### RECORD EXCERPTS
______________________________

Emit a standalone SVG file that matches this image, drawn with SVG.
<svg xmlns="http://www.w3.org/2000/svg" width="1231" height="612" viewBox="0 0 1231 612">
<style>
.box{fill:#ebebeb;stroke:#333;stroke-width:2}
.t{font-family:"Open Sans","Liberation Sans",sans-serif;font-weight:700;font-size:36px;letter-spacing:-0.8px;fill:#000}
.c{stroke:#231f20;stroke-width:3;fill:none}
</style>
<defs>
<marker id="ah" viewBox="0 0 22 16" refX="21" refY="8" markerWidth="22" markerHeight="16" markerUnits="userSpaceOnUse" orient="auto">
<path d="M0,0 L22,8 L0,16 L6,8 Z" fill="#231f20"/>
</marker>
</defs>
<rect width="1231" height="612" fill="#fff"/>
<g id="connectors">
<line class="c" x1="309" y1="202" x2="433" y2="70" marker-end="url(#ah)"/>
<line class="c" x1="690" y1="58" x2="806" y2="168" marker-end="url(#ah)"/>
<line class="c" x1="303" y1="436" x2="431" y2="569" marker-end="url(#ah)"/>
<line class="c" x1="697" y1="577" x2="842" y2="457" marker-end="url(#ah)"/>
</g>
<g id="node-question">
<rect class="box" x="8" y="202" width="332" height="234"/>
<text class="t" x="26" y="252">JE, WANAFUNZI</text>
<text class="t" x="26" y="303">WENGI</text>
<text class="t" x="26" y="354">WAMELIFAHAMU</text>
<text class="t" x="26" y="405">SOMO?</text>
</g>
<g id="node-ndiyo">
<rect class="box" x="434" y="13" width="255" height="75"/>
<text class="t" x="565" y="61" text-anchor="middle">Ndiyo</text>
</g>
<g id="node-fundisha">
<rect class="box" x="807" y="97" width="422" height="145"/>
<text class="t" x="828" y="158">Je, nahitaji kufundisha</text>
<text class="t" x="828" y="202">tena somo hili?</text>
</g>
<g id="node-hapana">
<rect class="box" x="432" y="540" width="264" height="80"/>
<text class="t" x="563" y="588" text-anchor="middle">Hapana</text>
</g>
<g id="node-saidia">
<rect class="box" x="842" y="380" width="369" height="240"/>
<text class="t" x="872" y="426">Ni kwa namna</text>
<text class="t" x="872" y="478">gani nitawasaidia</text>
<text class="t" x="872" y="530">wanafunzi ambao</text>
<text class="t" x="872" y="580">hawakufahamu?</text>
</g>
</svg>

______________________________

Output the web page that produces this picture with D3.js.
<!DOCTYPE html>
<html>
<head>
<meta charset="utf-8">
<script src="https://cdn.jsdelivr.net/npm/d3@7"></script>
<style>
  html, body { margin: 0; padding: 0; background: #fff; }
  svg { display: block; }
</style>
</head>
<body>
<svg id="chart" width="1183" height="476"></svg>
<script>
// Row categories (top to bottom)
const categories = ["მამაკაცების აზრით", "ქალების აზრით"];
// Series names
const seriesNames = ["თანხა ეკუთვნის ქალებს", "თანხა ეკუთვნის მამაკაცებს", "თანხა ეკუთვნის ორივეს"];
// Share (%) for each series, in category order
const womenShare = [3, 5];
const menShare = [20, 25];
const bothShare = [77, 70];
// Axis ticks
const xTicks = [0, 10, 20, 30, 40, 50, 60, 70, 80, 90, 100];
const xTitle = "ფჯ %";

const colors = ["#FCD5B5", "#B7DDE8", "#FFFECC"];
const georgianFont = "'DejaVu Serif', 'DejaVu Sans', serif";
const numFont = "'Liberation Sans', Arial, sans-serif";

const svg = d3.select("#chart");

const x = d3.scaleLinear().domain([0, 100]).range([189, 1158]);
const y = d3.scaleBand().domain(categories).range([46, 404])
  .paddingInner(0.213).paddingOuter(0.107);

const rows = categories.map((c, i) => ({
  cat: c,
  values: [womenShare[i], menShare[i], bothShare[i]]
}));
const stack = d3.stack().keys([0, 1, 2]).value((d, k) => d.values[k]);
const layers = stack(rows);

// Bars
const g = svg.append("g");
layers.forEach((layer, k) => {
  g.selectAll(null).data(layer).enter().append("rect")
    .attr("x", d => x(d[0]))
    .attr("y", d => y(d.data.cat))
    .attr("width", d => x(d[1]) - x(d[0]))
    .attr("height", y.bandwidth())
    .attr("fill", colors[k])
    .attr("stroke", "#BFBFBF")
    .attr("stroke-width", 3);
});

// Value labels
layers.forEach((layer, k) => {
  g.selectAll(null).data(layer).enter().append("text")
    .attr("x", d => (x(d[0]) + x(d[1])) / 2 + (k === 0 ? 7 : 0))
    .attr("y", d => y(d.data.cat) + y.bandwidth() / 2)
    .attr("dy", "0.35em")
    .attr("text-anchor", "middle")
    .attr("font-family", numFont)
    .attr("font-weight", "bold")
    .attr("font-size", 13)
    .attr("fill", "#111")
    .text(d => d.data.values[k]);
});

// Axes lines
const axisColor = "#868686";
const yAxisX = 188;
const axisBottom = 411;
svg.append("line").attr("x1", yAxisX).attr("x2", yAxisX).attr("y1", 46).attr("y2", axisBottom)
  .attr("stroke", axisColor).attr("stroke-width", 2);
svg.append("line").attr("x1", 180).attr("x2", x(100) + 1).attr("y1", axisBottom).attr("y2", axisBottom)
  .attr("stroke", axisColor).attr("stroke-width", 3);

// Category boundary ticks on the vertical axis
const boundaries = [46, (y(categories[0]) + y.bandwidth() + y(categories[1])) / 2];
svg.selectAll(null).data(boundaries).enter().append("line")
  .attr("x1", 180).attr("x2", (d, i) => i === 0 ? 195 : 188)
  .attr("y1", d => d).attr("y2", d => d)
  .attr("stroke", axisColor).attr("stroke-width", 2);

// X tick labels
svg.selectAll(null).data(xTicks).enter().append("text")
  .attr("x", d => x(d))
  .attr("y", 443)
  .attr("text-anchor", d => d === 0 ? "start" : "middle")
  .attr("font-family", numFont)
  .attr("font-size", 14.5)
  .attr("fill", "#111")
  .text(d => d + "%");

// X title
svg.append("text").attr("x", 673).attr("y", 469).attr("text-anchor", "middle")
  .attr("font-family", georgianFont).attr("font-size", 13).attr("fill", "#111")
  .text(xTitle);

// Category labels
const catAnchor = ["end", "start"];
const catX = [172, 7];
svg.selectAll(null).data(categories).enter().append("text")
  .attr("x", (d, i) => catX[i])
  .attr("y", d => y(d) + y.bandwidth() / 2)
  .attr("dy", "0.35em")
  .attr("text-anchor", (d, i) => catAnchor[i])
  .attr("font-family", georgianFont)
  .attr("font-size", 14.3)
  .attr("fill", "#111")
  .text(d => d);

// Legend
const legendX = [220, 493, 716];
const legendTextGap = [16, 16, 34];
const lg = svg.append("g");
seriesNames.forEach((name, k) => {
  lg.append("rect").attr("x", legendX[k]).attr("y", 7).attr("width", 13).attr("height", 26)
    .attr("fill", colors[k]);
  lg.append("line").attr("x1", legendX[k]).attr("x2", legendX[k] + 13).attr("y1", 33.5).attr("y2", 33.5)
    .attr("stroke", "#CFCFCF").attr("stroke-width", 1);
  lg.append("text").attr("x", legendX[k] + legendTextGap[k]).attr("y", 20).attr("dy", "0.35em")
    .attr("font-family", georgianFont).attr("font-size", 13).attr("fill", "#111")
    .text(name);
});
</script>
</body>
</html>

______________________________

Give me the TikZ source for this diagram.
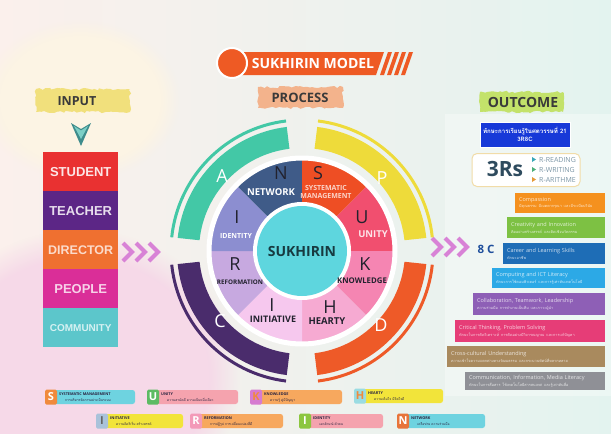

______________________________

### JOB
Locate and copy each line in the data above that includes the word "this".

### FINISHED ANSWER
Emit a standalone SVG file that matches this image, drawn with SVG.
Output the web page that produces this picture with D3.js.
Give me the TikZ source for this diagram.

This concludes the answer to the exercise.